After Years of Writing It 'E-mail' ...

 

After years of hyphenating “e-mail,” Los Angeles Times recently changed its style to “email.”

For me, that is a hard pill to swallow. I’ve been editing in Los Angeles Times style for years. I used to work for the paper’s community news division, and now I do a lot of freelance work for its special advertising sections. So I’ve been changing “email” in writers’ articles to “e-mail” for what feels like an eternity.

Habit isn’t my only objection. Logic plays into it, too. Despite the public’s clear preference for “email,” it just doesn’t make as much sense.

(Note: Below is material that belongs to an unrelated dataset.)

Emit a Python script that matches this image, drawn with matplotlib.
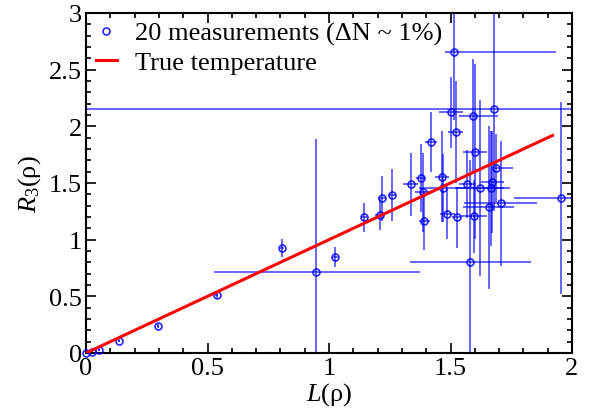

“No initial-based term in the history of the English language has ever evolved to form a solid word—a few are split and the rest are hyphenated,” writes Washington Post Business Copy Desk chief Bill Walsh in “Lapsing Into a Comma.” Examples? Walsh has ’em: B-movie, C-rations, D-Day, G-string, H-bomb, I-beam, K car, L-shaped, N-word, O-ring, Q rating, T-shirt, U-boat, X-ray, and Z particle.

That’s a really good point. Here’s another: “At first glance, the e in email begs to be pronounced unaccented, as a schwa (“uh-MAIL”). Setting the letter apart makes it clear that the letter is a letter and the one-letter syllable is accented. E!”

I like this thinking. But the masses have spoken. My editors have spoken. “Email” has won.” And I must try to let go. It’s not going to be easy.